Mi “entonces” se quedó en una película repetitiva y caótica de la que sólo conservo algunas escenas sin contexto, como extraídas de un videoclip en el que Britney Spears hace todo menos estudiar: una obra de teatro, el chapuzón en la alberca para despedir a la generación en turno, la competencia de frontón, la ventana desde donde veía pavonearse al «chico» (¿cómo se les dice ahora?) más deseado de la escuela; el baile grupal en alguna “disco” perdida en provincia como feliz colofón de una práctica escolar (cuando ser chilango no era tan mala carta de presentación); mi cabeza apoyada en el hombro del “correteado” en turno, escuchando en mi walkman un cassette de Madonna (así, cassette porque cinta no llena el concepto) durante el viaje de regreso al D.F.
De tantos amores platónicos no recuerdo si hubo uno real: ese individuo especial por quien asistiría muriendo de nervios al reencuentro de mi generación 20 años después; por quien “el levantarme temprano para ir a la escuela hubiera tenido sentido”; esa presencia hechizante que velara todo lo demás; Él, cuya sola mención hiciera mi piel enchinarse, mi pulso acelerarse y sentarme a llorar en la orilla de la banqueta… suspiro, sí, lo hubo, tiene nombre y rostro, pero como no formaba parte de mi contexto escolar, es, en palabras de Mamá Goya, “otra historia”.

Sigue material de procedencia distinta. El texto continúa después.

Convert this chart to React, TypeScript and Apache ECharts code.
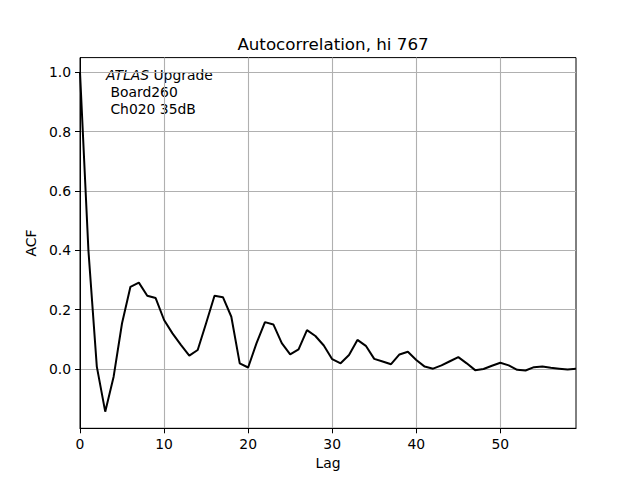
import React, { useEffect, useRef } from "react";
import * as echarts from "echarts";

const lags: number[] = Array.from({ length: 60 }, (_, i) => i);
const acfValues: number[] = [
  1.0, 0.4, 0.008, -0.144, -0.026, 0.154, 0.277, 0.291, 0.247, 0.239,
  0.165, 0.12, 0.081, 0.045, 0.064, 0.154, 0.247, 0.242, 0.176, 0.019,
  0.005, 0.087, 0.158, 0.15, 0.087, 0.049, 0.066, 0.131, 0.111, 0.079,
  0.033, 0.019, 0.047, 0.098, 0.078, 0.034, 0.025, 0.016, 0.049, 0.058,
  0.03, 0.008, 0.001, 0.012, 0.026, 0.04, 0.019, -0.004, 0.0, 0.011,
  0.021, 0.012, -0.003, -0.005, 0.006, 0.008, 0.004, 0.001, -0.002, 0.001,
];
const titleText = "Autocorrelation, hi 767";
const xName = "Lag";
const yName = "ACF";

const FONT = "DejaVu Sans";

export default function App() {
  const ref = useRef<HTMLDivElement>(null);
  useEffect(() => {
    if (!ref.current) return;
    const chart = echarts.init(ref.current, undefined, { renderer: "svg" });
    chart.setOption({
      animation: false,
      backgroundColor: "#ffffff",
      title: {
        text: titleText,
        left: 328,
        top: 30,
        textAlign: "center",
        textStyle: { fontFamily: FONT, fontSize: 16.7, fontWeight: "normal", color: "#000" },
      },
      grid: {
        left: 80,
        right: 64,
        top: 57.6,
        bottom: 51.7,
        show: true,
        borderColor: "#000",
        borderWidth: 1,
        backgroundColor: "transparent",
      },
      xAxis: {
        type: "value",
        min: 0,
        max: 59,
        interval: 10,
        name: xName,
        nameLocation: "middle",
        nameGap: 27,
        nameTextStyle: { fontFamily: FONT, fontSize: 13.9, color: "#000" },
        axisLine: { show: true, onZero: false, lineStyle: { color: "#000", width: 1 } },
        axisTick: { show: true, inside: false, length: 5, lineStyle: { color: "#000", width: 1 } },
        axisLabel: {
          showMaxLabel: false,
          margin: 9,
          fontFamily: FONT,
          fontSize: 13.9,
          color: "#000",
        },
        splitLine: {
          show: true,
          showMinLine: false,
          showMaxLine: false,
          lineStyle: { color: "#b0b0b0", width: 1.1 },
        },
      },
      yAxis: {
        type: "value",
        min: -0.2,
        max: 1.0495,
        interval: 0.2,
        name: yName,
        nameLocation: "middle",
        nameGap: 35,
        nameTextStyle: { fontFamily: FONT, fontSize: 13.9, color: "#000" },
        axisLine: { show: true, onZero: false, lineStyle: { color: "#000", width: 1 } },
        axisTick: { show: true, inside: false, length: 5, lineStyle: { color: "#000", width: 1 } },
        axisLabel: {
          showMinLabel: false,
          showMaxLabel: false,
          margin: 9,
          fontFamily: FONT,
          fontSize: 13.9,
          color: "#000",
          formatter: (v: number) => (v < -0.1 || v > 1.01 ? "" : v.toFixed(1)),
        },
        splitLine: {
          show: true,
          showMinLine: false,
          showMaxLine: false,
          lineStyle: { color: "#b0b0b0", width: 1.1 },
        },
      },
      series: [
        {
          type: "line",
          data: lags.map((l, i) => [l, acfValues[i]]),
          showSymbol: false,
          lineStyle: { color: "#000", width: 2 },
          clip: true,
        },
      ],
      graphic: [
        {
          type: "text",
          left: 106,
          top: 66,
          style: {
            text: "{i|ATLAS} Upgrade\n Board260\n Ch020 35dB",
            fontFamily: FONT,
            fontSize: 13.9,
            lineHeight: 17,
            fill: "#000",
            rich: {
              i: { fontStyle: "italic", fontFamily: FONT, fontSize: 13.9, lineHeight: 17 },
            },
          },
        },
      ],
    });
    return () => chart.dispose();
  }, []);
  return (
    <div
      ref={ref}
      style={{ position: "fixed", left: 0, top: 0, width: 640, height: 480 }}
    />
  );
}
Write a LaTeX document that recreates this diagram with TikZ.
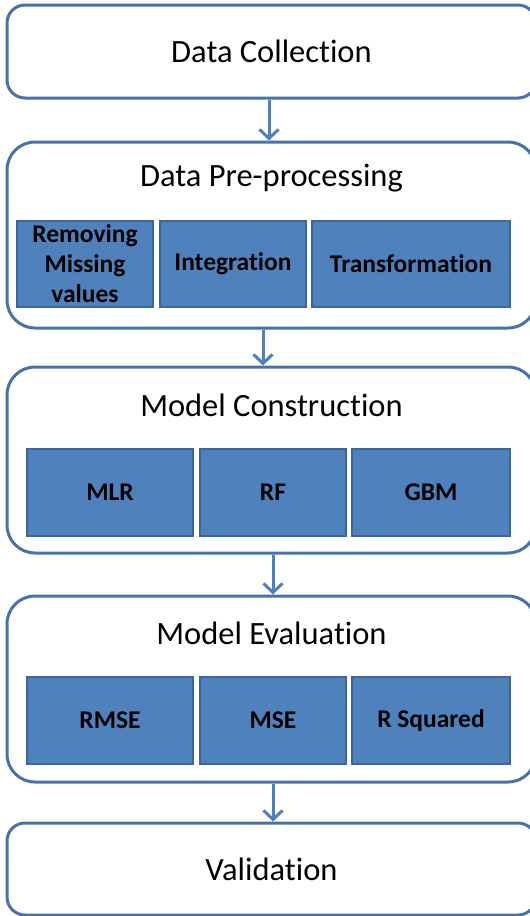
\documentclass[tikz,border=0pt]{standalone}
\usepackage{fontspec}
\setmainfont{Carlito}[Ligatures=CommonOff]
\usetikzlibrary{arrows.meta}
\definecolor{boxfill}{HTML}{4F81BD}
\definecolor{subline}{HTML}{3B659C}
\definecolor{outline}{HTML}{4872AA}
\definecolor{arrowc}{HTML}{4F81BD}
\begin{document}
\begin{tikzpicture}[x=1pt,y=-1pt,
  outer/.style={draw=outline, line width=3pt, fill=white, minimum width=529pt, inner sep=0pt},
  title/.style={font=\fontsize{32.5}{36}\selectfont, text=black, inner sep=0pt},
  sub/.style={draw=subline, line width=2pt, fill=boxfill, inner sep=0pt, align=center,
     font=\fontsize{25.5}{30}\selectfont\bfseries, text=black},
  flow/.style={draw=arrowc, line width=3pt, -{Straight Barb[length=9pt,width=19pt,line width=3pt]}}]
\useasboundingbox (0,0) rectangle (530,916);
\clip (0,0) rectangle (530,916);
\fill[white] (0,0) rectangle (530,916);

% outer boxes
\node[outer, rounded corners=18pt, minimum height=93pt, font=\fontsize{32.5}{36}\selectfont] (dc) at (271.5,51.5) {Data Collection};
\node[outer, rounded corners=28pt, minimum height=186pt] (dp) at (271.5,235) {};
\node[outer, rounded corners=28pt, minimum height=186pt] (mc) at (271.5,460) {};
\node[outer, rounded corners=28pt, minimum height=186pt] (me) at (271.5,689) {};
\node[outer, rounded corners=18pt, minimum height=92pt, font=\fontsize{32.5}{36}\selectfont] (va) at (271.5,869) {Validation};

% titles
\node[title] (dpt) at (271.5,178) {Data Pre-processing};
\node[title] (mct) at (271.5,405) {Model Construction};
\node[title] (met) at (271.5,633) {Model Evaluation};

% sub boxes: pre-processing
\node[sub, minimum width=136pt, minimum height=86pt] (rm) at (85,264) {Removing\\Missing\\values};
\node[sub, minimum width=146pt, minimum height=86pt] (ig) at (233,264) {Integration};
\node[sub, minimum width=198pt, minimum height=86pt] (tf) at (411,264) {Transformation};

% sub boxes: model construction
\node[sub, minimum width=166pt, minimum height=87pt] (mlr) at (110,492.5) {MLR};
\node[sub, minimum width=146pt, minimum height=87pt] (rf) at (273,492.5) {RF};
\node[sub, minimum width=158pt, minimum height=87pt] (gbm) at (431,492.5) {GBM};

% sub boxes: model evaluation
\node[sub, minimum width=166pt, minimum height=87pt] (rmse) at (110,720.5) {RMSE};
\node[sub, minimum width=146pt, minimum height=87pt] (mse) at (273,720.5) {MSE};
\node[sub, minimum width=158pt, minimum height=87pt] (rsq) at (431,720.5) {R Squared};

% arrows
\draw[flow] ([xshift=-2.5pt]dc.south) -- ([xshift=-2.5pt]dp.north);
\draw[flow] ([xshift=-8.5pt]dp.south) -- ([xshift=-8.5pt]mc.north);
\draw[flow] ([xshift=1.5pt]mc.south) -- ([xshift=1.5pt]me.north);
\draw[flow] ([xshift=1.5pt]me.south) -- ([xshift=1.5pt]va.north);
\end{tikzpicture}
\end{document}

Son muchos los recuerdos gratos y daría todo por regresar el tiempo para dar, en su momento, una negativa tajante y no colmar mi futura sexualidad de tapujos y miedos; agradecer con creces la amistad desinteresada lejos de querer llamar la atención de los ajenos; convencerme que valía por mí y no por quiénes fueran mis amigos; cerrar definitivamente esa faceta para iniciar la dura madurez sin complejos, aunque de haber sido así no habría tenido adolescencia y mi realidad sería otra, ésta me gusta tal cual es, sin embargo, aunque no puedo negar que si la prepa me duele tanto es precisamente porque quedó atrás.
¿Habían caído en la cuenta de ya pasaron 20 años desde los noventa? Se ve peor de lo que se siente ¿verdad?